I am shocked at people who tell me that they are staying for a certain school district. It’s as if there are no good schools in any other areas of the country.  Certainly, Tennessee, Indiana, Wisconsin, Texas, Florida, Nevada, North Carolina, Colorado and Arizona have good schools.  If not public, it’s guaranteed that private schools exist.

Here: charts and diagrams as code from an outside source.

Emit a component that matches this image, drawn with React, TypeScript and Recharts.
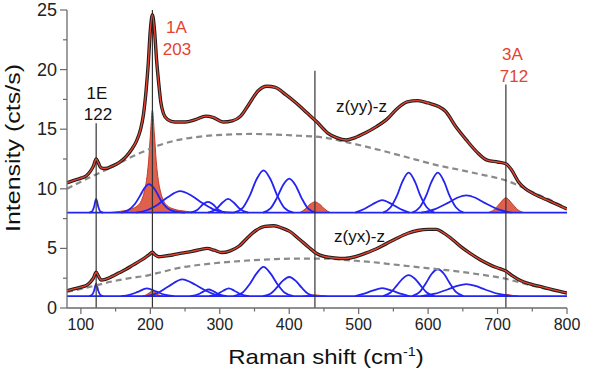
import React from 'react';
import { ComposedChart, Line, Area, XAxis, YAxis } from 'recharts';

type Pt = [number, number];

// measured spectra (black points, red fit drawn over them)
const yyMeasured: Pt[] = [
  [80, 10.5], [90, 10.7], [100, 10.9], [108, 11.1], [114, 11.5], [118, 11.9], [122, 12.5], [125, 12.2],
  [129, 11.75], [135, 11.7], [145, 11.9], [155, 12.2], [165, 12.7], [173, 13.3], [180, 14.0], [186, 15.0],
  [190, 16.2], [194, 18.3], [197, 20.5], [200, 23.3], [203, 24.6], [206, 23.3], [209, 20.8], [212, 18.9],
  [215, 17.3], [219, 16.3], [225, 15.8], [235, 15.6], [250, 15.6], [265, 15.8], [280, 16.1], [290, 16.0],
  [305, 15.6], [318, 15.7], [330, 16.1], [342, 17.1], [355, 18.2], [368, 18.6], [380, 18.5], [395, 17.9],
  [410, 17.2], [425, 16.4], [440, 15.6], [455, 14.7], [468, 14.3], [482, 14.1], [495, 14.3], [510, 14.7],
  [525, 15.2], [540, 15.8], [555, 16.7], [570, 17.3], [585, 17.4], [600, 17.2], [615, 16.9], [625, 16.5],
  [640, 15.2], [655, 14.1], [670, 13.1], [685, 12.4], [700, 12.25], [712, 12.1], [720, 11.6], [730, 10.6],
  [740, 10.0], [755, 9.5], [770, 9.1], [785, 8.7], [800, 8.3],
];

const yxMeasured: Pt[] = [
  [80, 1.45], [90, 1.6], [100, 1.75], [108, 1.9], [114, 2.2], [118, 2.5], [122, 3.0], [125, 2.7],
  [129, 2.35], [135, 2.4], [145, 2.65], [155, 2.95], [165, 3.25], [175, 3.6], [185, 3.95], [193, 4.25],
  [198, 4.45], [203, 4.68], [207, 4.45], [212, 4.3], [220, 4.35], [232, 4.45], [245, 4.6], [260, 4.75],
  [272, 4.9], [282, 5.0], [292, 4.85], [303, 4.65], [315, 4.8], [328, 5.2], [340, 5.9], [352, 6.5],
  [365, 6.85], [378, 6.9], [390, 6.7], [400, 6.45], [415, 5.75], [428, 5.1], [440, 4.55], [452, 4.3],
  [465, 4.2], [480, 4.15], [495, 4.3], [510, 4.6], [525, 4.95], [540, 5.4], [555, 5.85], [570, 6.25],
  [585, 6.5], [600, 6.6], [612, 6.6], [622, 6.3], [635, 5.75], [648, 5.1], [660, 4.6], [675, 4.05],
  [690, 3.6], [703, 3.3], [712, 3.1], [720, 2.75], [733, 2.3], [748, 2.0], [765, 1.75], [782, 1.5],
  [800, 1.25],
];

// background (grey dashed)
const yyBackground: Pt[] = [
  [80, 10.0], [100, 10.6], [122, 11.2], [147, 11.9], [170, 12.6], [193, 13.2], [215, 13.7], [240, 14.1],
  [275, 14.4], [310, 14.55], [345, 14.6], [380, 14.55], [415, 14.45], [450, 14.3], [487, 13.85], [520, 13.4],
  [550, 12.95], [582, 12.45], [615, 11.95], [645, 11.6], [676, 11.2], [700, 10.9], [712, 10.7], [735, 10.15],
  [755, 9.6], [778, 9.0], [800, 8.35],
];

const yxBackground: Pt[] = [
  [80, 1.35], [100, 1.6], [122, 1.9], [147, 2.25], [170, 2.5], [193, 2.7], [215, 3.0], [240, 3.35],
  [275, 3.65], [310, 3.85], [345, 4.0], [380, 4.1], [415, 4.15], [450, 4.15], [487, 4.0], [520, 3.85],
  [550, 3.65], [582, 3.45], [615, 3.25], [645, 3.05], [676, 2.8], [712, 2.45], [735, 2.1], [755, 1.8],
  [778, 1.5], [800, 1.2],
];

// fitted components, z(yy)-z (offset 8)
const yy122: Pt[] = [[112, 8], [116, 8.1], [119, 8.5], [122, 9.15], [125, 8.5], [128, 8.1], [132, 8]];
const yy198: Pt[] = [[158, 8], [168, 8.2], [178, 8.75], [186, 9.5], [192, 10.1], [198, 10.4], [204, 10.15], [210, 9.6], [216, 8.95], [224, 8.4], [235, 8.1], [250, 8]];
const yy245: Pt[] = [[180, 8], [195, 8.2], [210, 8.65], [225, 9.3], [243, 9.8], [260, 9.4], [275, 8.8], [290, 8.3], [305, 8.05], [320, 8]];
const yy286: Pt[] = [[258, 8], [268, 8.25], [276, 8.7], [283, 8.9], [290, 8.7], [298, 8.25], [308, 8]];
const yy315: Pt[] = [[283, 8], [295, 8.3], [304, 8.85], [312, 9.15], [320, 8.85], [329, 8.3], [341, 8]];
const yy365: Pt[] = [[320, 8], [333, 8.4], [343, 9.4], [353, 10.8], [363, 11.55], [373, 10.8], [383, 9.4], [393, 8.4], [406, 8]];
const yy405: Pt[] = [[362, 8], [373, 8.35], [382, 9.2], [391, 10.3], [400, 10.85], [409, 10.3], [418, 9.2], [427, 8.35], [438, 8]];
const yy535: Pt[] = [[495, 8], [508, 8.3], [520, 8.7], [534, 9.05], [548, 8.7], [560, 8.3], [573, 8]];
const yy572: Pt[] = [[535, 8], [546, 8.45], [555, 9.4], [563, 10.6], [572, 11.35], [581, 10.6], [589, 9.4], [598, 8.45], [609, 8]];
const yy614: Pt[] = [[577, 8], [588, 8.45], [597, 9.4], [605, 10.6], [614, 11.35], [623, 10.6], [631, 9.4], [640, 8.45], [651, 8]];
const yy655: Pt[] = [[590, 8], [610, 8.3], [628, 8.8], [642, 9.25], [655, 9.45], [668, 9.25], [682, 8.8], [700, 8.3], [720, 8]];
// A modes (red filled)
const yy203: Pt[] = [
  [140, 8], [158, 8.12], [172, 8.3], [182, 8.6], [187, 9.0], [191.5, 9.8], [194.5, 10.7], [197.5, 12.3],
  [200.2, 14.6], [203, 16.6], [205.8, 14.6], [208.5, 12.3], [211.5, 10.7], [214.5, 9.8], [219, 9.0],
  [224, 8.6], [234, 8.3], [250, 8.12], [270, 8],
];
const yy437: Pt[] = [[415, 8], [423, 8.3], [430, 8.7], [437, 8.9], [444, 8.7], [451, 8.3], [459, 8]];
const yy712: Pt[] = [[686, 8], [695, 8.25], [703, 8.75], [712, 9.25], [721, 8.75], [729, 8.25], [738, 8]];

// fitted components, z(yx)-z (offset 1)
const yx122: Pt[] = [[112, 1], [116, 1.1], [119, 1.45], [122, 2.05], [125, 1.45], [128, 1.1], [132, 1]];
const yx198: Pt[] = [[158, 1], [170, 1.1], [182, 1.35], [195, 1.65], [208, 1.4], [220, 1.12], [234, 1]];
const yx245: Pt[] = [[195, 1], [210, 1.25], [226, 1.8], [246, 2.4], [265, 1.95], [280, 1.45], [296, 1.08], [308, 1]];
const yx286: Pt[] = [[258, 1], [269, 1.15], [277, 1.4], [284, 1.55], [291, 1.4], [299, 1.15], [310, 1]];
const yx315: Pt[] = [[285, 1], [296, 1.15], [305, 1.45], [313, 1.65], [321, 1.45], [330, 1.15], [342, 1]];
const yx365: Pt[] = [[320, 1], [333, 1.3], [343, 2.0], [353, 2.9], [363, 3.45], [373, 2.9], [383, 2.0], [393, 1.3], [406, 1]];
const yx405: Pt[] = [[362, 1], [373, 1.2], [382, 1.7], [391, 2.3], [400, 2.6], [409, 2.3], [418, 1.7], [427, 1.2], [438, 1]];
const yx535: Pt[] = [[495, 1], [508, 1.2], [520, 1.45], [534, 1.67], [548, 1.45], [560, 1.2], [573, 1]];
const yx572: Pt[] = [[535, 1], [546, 1.3], [555, 1.9], [563, 2.45], [572, 2.75], [581, 2.45], [589, 1.9], [598, 1.3], [609, 1]];
const yx614: Pt[] = [[577, 1], [588, 1.35], [597, 2.1], [605, 2.85], [614, 3.25], [623, 2.85], [631, 2.1], [640, 1.35], [651, 1]];
const yx655: Pt[] = [[590, 1], [610, 1.2], [628, 1.55], [642, 1.85], [655, 2.0], [668, 1.85], [682, 1.55], [700, 1.2], [720, 1]];
const yx203: Pt[] = [[188, 1], [194, 1.1], [199, 1.3], [203, 1.45], [207, 1.3], [212, 1.1], [218, 1]];
const yx437: Pt[] = [[420, 1], [429, 1.05], [437, 1.1], [445, 1.05], [454, 1]];
const yx712: Pt[] = [[694, 1], [703, 1.06], [712, 1.14], [721, 1.06], [730, 1]];

const offsetLines: Pt[][] = [[[80, 8], [800, 8]], [[80, 1], [800, 1]]];

// mode positions and how high their marker lines reach
const markerX = [122, 203, 437, 712];
const markerTop = [15.5, 25, 19.9, 18.75];

const xTicks = [100, 150, 200, 250, 300, 350, 400, 450, 500, 550, 600, 650, 700, 750, 800];
const yTicks = [0, 2.5, 5, 7.5, 10, 12.5, 15, 17.5, 20, 22.5, 25];

const blueComponents = [yy122, yy198, yy245, yy286, yy315, yy365, yy405, yy535, yy572, yy614, yy655,
  yx122, yx198, yx245, yx286, yx315, yx365, yx405, yx535, yx572, yx614, yx655];
const redComponents: { pts: Pt[]; base: number }[] = [
  { pts: yy203, base: 8 }, { pts: yy437, base: 8 }, { pts: yy712, base: 8 },
  { pts: yx203, base: 1 }, { pts: yx437, base: 1 }, { pts: yx712, base: 1 },
];

const toXY = (a: Pt[]) => a.map(([x, y]) => ({ x, y }));

const AXIS = '#6b6b6b';
const BLUE = '#2323f2';
const RED = '#e5432f';
const FONT = '"Liberation Sans", Arial, sans-serif';

const BottomTick = ({ x, y, payload }: any) => {
  const major = payload.value % 100 === 0;
  return (
    <g>
      <line x1={x} y1={y} x2={x} y2={y + (major ? 6 : 3.5)} stroke={AXIS} strokeWidth={1.2} />
      {major && (
        <text x={x} y={y + 22} textAnchor="middle" fontSize={16} fontFamily={FONT} fill="#222">
          {payload.value}
        </text>
      )}
    </g>
  );
};

const TopTick = ({ x, y }: any) => (
  <line x1={x} y1={y} x2={x} y2={y + 5} stroke={AXIS} strokeWidth={1.2} />
);

const LeftTick = ({ x, y, payload }: any) => {
  const major = payload.value % 5 === 0;
  return (
    <g>
      <line x1={x} y1={y} x2={x - (major ? 7 : 4)} y2={y} stroke={AXIS} strokeWidth={1.2} />
      {major && (
        <text x={x - 10} y={y + 6} textAnchor="end" fontSize={18} fontFamily={FONT} fill="#222">
          {payload.value}
        </text>
      )}
    </g>
  );
};

const RightTick = ({ x, y }: any) => (
  <line x1={x} y1={y} x2={x - 5} y2={y} stroke={AXIS} strokeWidth={1.2} />
);

export default function App() {
  return (
    <div style={{ position: 'absolute', left: 0, top: 0, width: 589, height: 376, background: '#fff' }}>
      <ComposedChart width={589} height={376} margin={{ top: 10, right: 22, bottom: 0, left: 0 }}>
        <XAxis dataKey="x" type="number" domain={[80, 800]} ticks={xTicks} interval={0} height={68}
          allowDataOverflow stroke={AXIS} strokeWidth={1.3} tickLine={false} tickSize={0} tickMargin={0}
          tick={<BottomTick />} />
        <XAxis xAxisId="top" orientation="top" dataKey="x" type="number" domain={[80, 800]} ticks={xTicks}
          interval={0} height={0} allowDataOverflow stroke={AXIS} strokeWidth={1.3} tickLine={false}
          tickSize={0} tickMargin={0} tick={<TopTick />} />
        <YAxis type="number" domain={[0, 25]} ticks={yTicks} interval={0} width={67} allowDataOverflow
          stroke={AXIS} strokeWidth={1.3} tickLine={false} tickSize={0} tickMargin={0} tick={<LeftTick />} />
        <YAxis yAxisId="right" orientation="right" type="number" domain={[0, 25]} ticks={yTicks} interval={0}
          width={0} stroke={AXIS} strokeWidth={1.3} tickLine={false} tickSize={0} tickMargin={0}
          tick={<RightTick />} />

        {offsetLines.map((l, i) => (
          <Line key={'off' + i} data={toXY(l)} dataKey="y" type="linear" stroke={BLUE} strokeWidth={1.8}
            dot={false} activeDot={false} isAnimationActive={false} />
        ))}
        {redComponents.map((c, i) => (
          <Area key={'red' + i} data={toXY(c.pts)} dataKey="y" type="monotone" baseValue={c.base}
            stroke="#c23a26" strokeWidth={1} fill="#e0604e" fillOpacity={1}
            dot={false} activeDot={false} isAnimationActive={false} />
        ))}
        {blueComponents.map((c, i) => (
          <Line key={'blue' + i} data={toXY(c)} dataKey="y" type="monotone" stroke={BLUE} strokeWidth={1.8}
            dot={false} activeDot={false} isAnimationActive={false} />
        ))}
        <Line data={toXY(yyBackground)} dataKey="y" type="monotone" stroke="#8a8a8a" strokeWidth={2.2}
          strokeDasharray="6 4" dot={false} activeDot={false} isAnimationActive={false} />
        <Line data={toXY(yxBackground)} dataKey="y" type="monotone" stroke="#8a8a8a" strokeWidth={2.2}
          strokeDasharray="6 4" dot={false} activeDot={false} isAnimationActive={false} />
        {markerX.map((mx, i) => (
          <Line key={'mk' + i} data={toXY([[mx, 0], [mx, markerTop[i]]])} dataKey="y" type="linear"
            stroke="#333" strokeWidth={1.2} dot={false} activeDot={false} isAnimationActive={false} />
        ))}
        <Line data={toXY(yyMeasured)} dataKey="y" type="monotone" stroke="#1c1c1c" strokeWidth={3.4}
          dot={false} activeDot={false} isAnimationActive={false} />
        <Line data={toXY(yxMeasured)} dataKey="y" type="monotone" stroke="#1c1c1c" strokeWidth={3.4}
          dot={false} activeDot={false} isAnimationActive={false} />
        <Line data={toXY(yyMeasured)} dataKey="y" type="monotone" stroke={RED} strokeWidth={1.4}
          dot={false} activeDot={false} isAnimationActive={false} />
        <Line data={toXY(yxMeasured)} dataKey="y" type="monotone" stroke={RED} strokeWidth={1.4}
          dot={false} activeDot={false} isAnimationActive={false} />
      </ComposedChart>

      <svg width={589} height={376} style={{ position: 'absolute', left: 0, top: 0, pointerEvents: 'none' }}
        fontFamily={FONT}>
        <g fontSize={17} textAnchor="middle">
          <text x={97} y={99} fill="#111">1E</text>
          <text x={98} y={120} fill="#111">122</text>
          <text x={176.5} y={33} fill={RED}>1A</text>
          <text x={177} y={55} fill={RED}>203</text>
          <text x={512.5} y={60} fill={RED}>3A</text>
          <text x={514} y={82} fill={RED}>712</text>
          <text x={361.5} y={112} fill="#111">z(yy)-z</text>
          <text x={359.5} y={242} fill="#111">z(yx)-z</text>
        </g>
        <text transform="translate(326 364) scale(1.2 1)" textAnchor="middle" fontSize={20} fill="#111">
          Raman shift (cm<tspan dy={-8} fontSize={12}>-1</tspan><tspan dy={8}>)</tspan>
        </text>
        <text transform="translate(20 148) rotate(-90) scale(1.19 1)" textAnchor="middle" fontSize={21} fill="#111">
          Intensity (cts/s)
        </text>
      </svg>
    </div>
  );
}
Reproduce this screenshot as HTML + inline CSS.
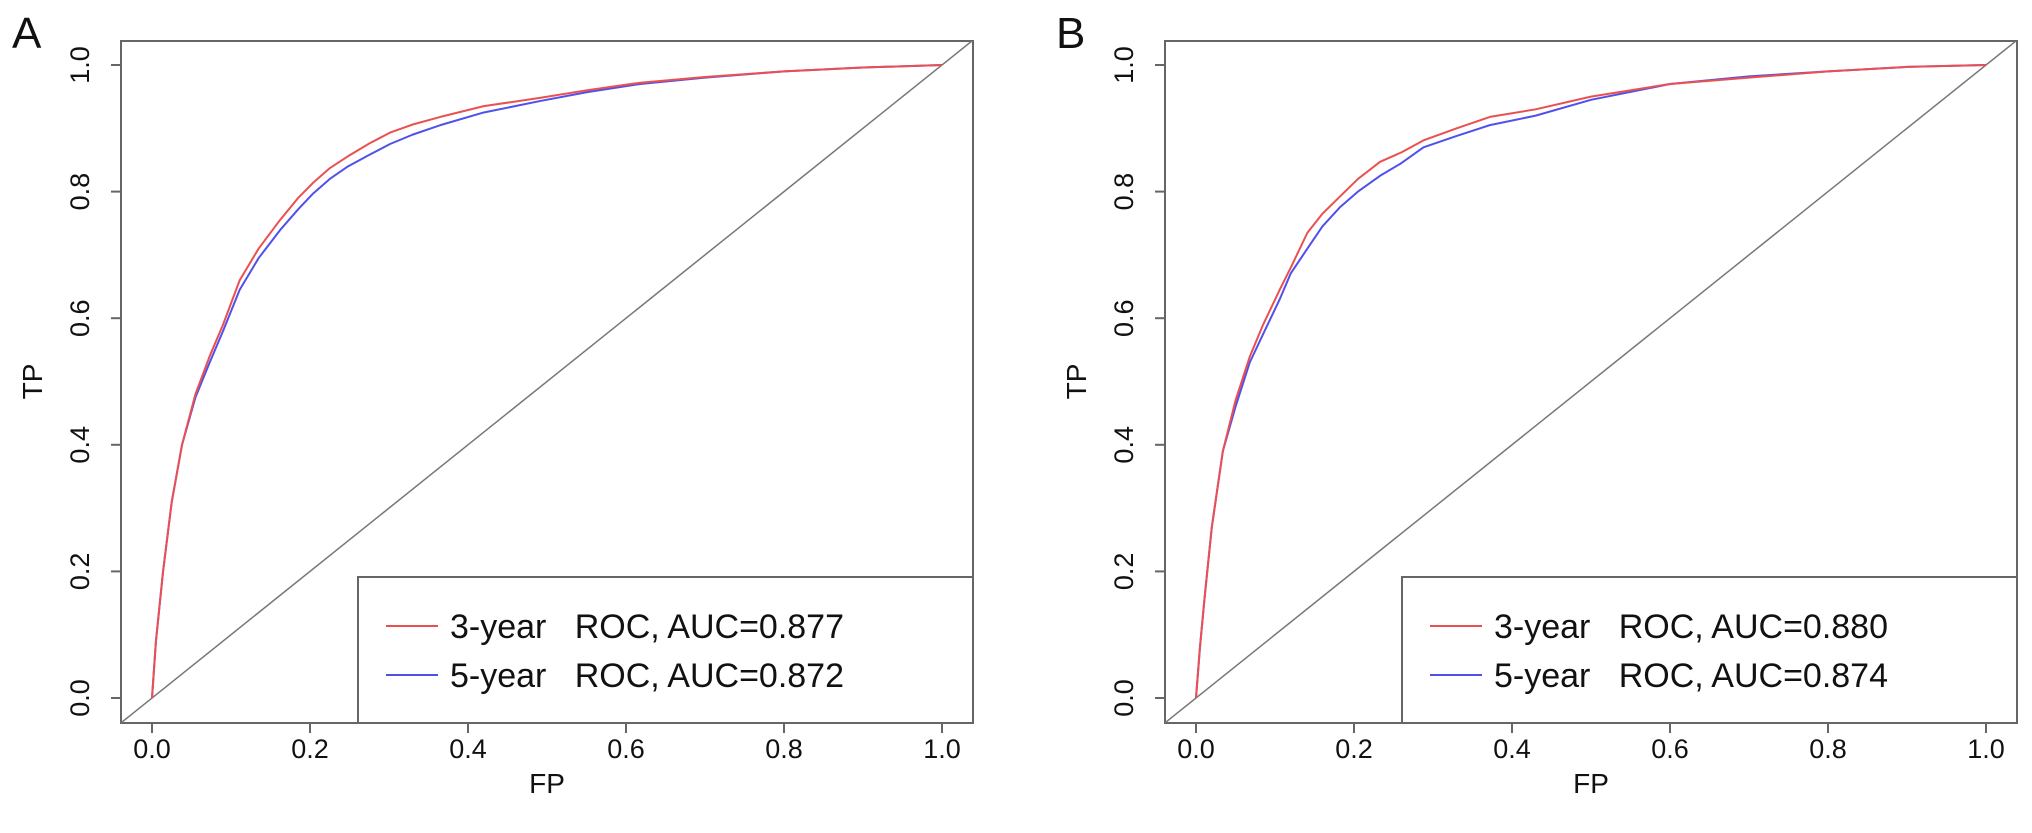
<!DOCTYPE html>
<html><head><meta charset="utf-8"><style>
body{margin:0;background:#fff;width:2032px;height:828px;overflow:hidden}
svg text{font-family:"Liberation Sans",sans-serif;fill:#111}
.pre{white-space:pre}
</style></head><body>
<svg id="chart" width="2032" height="828" xmlns="http://www.w3.org/2000/svg"></svg>
<script>
const fpA = [0,0.005,0.014,0.025,0.038,0.055,0.073,0.09,0.111,0.135,0.162,0.185,0.204,0.225,0.247,0.275,0.301,0.33,0.365,0.42,0.491,0.55,0.618,0.7,0.8,0.9,1];
const tpA3 = [0,0.09,0.2,0.31,0.4,0.48,0.54,0.59,0.66,0.71,0.755,0.79,0.814,0.837,0.855,0.876,0.893,0.906,0.918,0.935,0.948,0.96,0.972,0.981,0.99,0.996,1];
const tpA5 = [0,0.09,0.2,0.31,0.4,0.475,0.53,0.58,0.645,0.695,0.739,0.772,0.797,0.82,0.839,0.858,0.875,0.89,0.905,0.925,0.943,0.957,0.97,0.98,0.99,0.996,1];
const fpB = [0,0.005,0.011,0.02,0.034,0.05,0.068,0.085,0.106,0.12,0.141,0.16,0.182,0.205,0.233,0.26,0.288,0.33,0.372,0.43,0.5,0.6,0.7,0.8,0.9,1];
const tpB3 = [0,0.08,0.16,0.27,0.39,0.47,0.539,0.59,0.645,0.68,0.735,0.765,0.792,0.82,0.847,0.862,0.881,0.9,0.918,0.93,0.95,0.97,0.98,0.99,0.997,1];
const tpB5 = [0,0.08,0.16,0.27,0.39,0.46,0.53,0.575,0.63,0.671,0.71,0.745,0.775,0.8,0.825,0.845,0.87,0.888,0.905,0.92,0.945,0.97,0.982,0.99,0.997,1];
const ticks = [0,0.2,0.4,0.6,0.8,1.0];
const tickLabels = ["0.0","0.2","0.4","0.6","0.8","1.0"];
const panelLetters = ["A","B"];
const legendA = ["3-year   ROC, AUC=0.877","5-year   ROC, AUC=0.872"];
const legendB = ["3-year   ROC, AUC=0.880","5-year   ROC, AUC=0.874"];
const NS="http://www.w3.org/2000/svg";
const svg=document.getElementById('chart');
function mk(tag,attrs,parent){const e=document.createElementNS(NS,tag);for(const k in attrs)e.setAttribute(k,attrs[k]);(parent||svg).appendChild(e);return e;}
function panel(i,fp,s3,s5,leg){
  const off=i*1044;
  const g=mk('g',{});
  
  
  const X=v=>off+152+v*790, Y=v=>698-v*633;
  const L=off+121,R=off+973,T=41,B=723;
  const cp=mk('clipPath',{id:'c'+i},g);mk('rect',{x:L,y:T,width:R-L,height:B-T},cp);
  const box=mk('rect',{x:L,y:T,width:R-L,height:B-T,fill:'none',stroke:'#666','stroke-width':2},g);
  
  const diag=mk('line',{x1:X(-0.1),y1:Y(-0.1),x2:X(1.1),y2:Y(1.1),stroke:'#777','stroke-width':1.5,'clip-path':'url(#c'+i+')'},g);
  
  ticks.forEach((t,k)=>{
    mk('line',{x1:X(t),y1:B,x2:X(t),y2:B+10,stroke:'#666','stroke-width':2},g);
    const tx=mk('text',{x:X(t),y:758,'font-size':27,'text-anchor':'middle'},g);tx.textContent=tickLabels[k];
    
    mk('line',{x1:L,y1:Y(t),x2:L-10,y2:Y(t),stroke:'#666','stroke-width':2},g);
    const ty=mk('text',{x:0,y:0,'font-size':27,'text-anchor':'middle',transform:`translate(${off+89},${Y(t)}) rotate(-90)`},g);ty.textContent=tickLabels[k];
    
  });
  const xt=mk('text',{x:X(0.5),y:793,'font-size':28,'text-anchor':'middle'},g);xt.textContent='FP';
  
  const yt=mk('text',{x:0,y:0,'font-size':28,'text-anchor':'middle',transform:`translate(${off+42},${Y(0.5)}) rotate(-90)`},g);yt.textContent='TP';
  
  const pl=mk('text',{x:off+12,y:48,'font-size':44},g);pl.textContent=panelLetters[i];
  
  [[s5,'#5050ea','five-year-roc-curve'],[s3,'#ea5050','three-year-roc-curve']].forEach(([s,c,n])=>{
    const p=mk('polyline',{points:fp.map((v,k)=>X(v)+','+Y(s[k])).join(' '),fill:'none',stroke:c,'stroke-width':2,'stroke-linejoin':'round'},g);
    
  });
  const lg=mk('g',{},g);
  
  mk('rect',{x:off+358,y:577,width:R-(off+358),height:B-577,fill:'#fff',stroke:'#666','stroke-width':2},lg);
  [[leg[0],'#ea5050',626],[leg[1],'#5050ea',675]].forEach(([t,c,y])=>{
    mk('line',{x1:off+386,y1:y,x2:off+438,y2:y,stroke:c,'stroke-width':2},lg);
    const tt=mk('text',{x:off+450,y:y+12,'font-size':34,'class':'pre'},lg);tt.textContent=t;
    
  });
}
panel(0,fpA,tpA3,tpA5,legendA);
panel(1,fpB,tpB3,tpB5,legendB);
</script>
</body></html>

So, why am I still around?  It’s not as if I am sitting on my hands and not looking.  Florida has been the destination of choice for my friends.  I have a place in Minnesota, that’s not a tax haven or weather haven.  One couldn’t help but look at other cities and start doing the math on the costs. Number one, I have downsized my footprint in Chicago to be so small that I don’t pay much tax.  Although, relative to property of the same value in other places taxes are indeed high. Of course, compared to a city like NYC, my place is a bargain.  The cost/opportunity cost of moving still weighs in favor of Chicago for me.  For example, the best cities for deal flow for our venture fund’s thesis are New York, London, and Chicago.  Because companies we invest in fall in a special tax category, we pay no taxes on some of the gains.  This is part of the federal tax code. Before you get your panties in a knot, the investments are super high risk.  When the costs to operate out of Chicago are lower than the costs to operate in Chicago I will move.  Most people are not like me with variable income and reliance on making money off of an investment.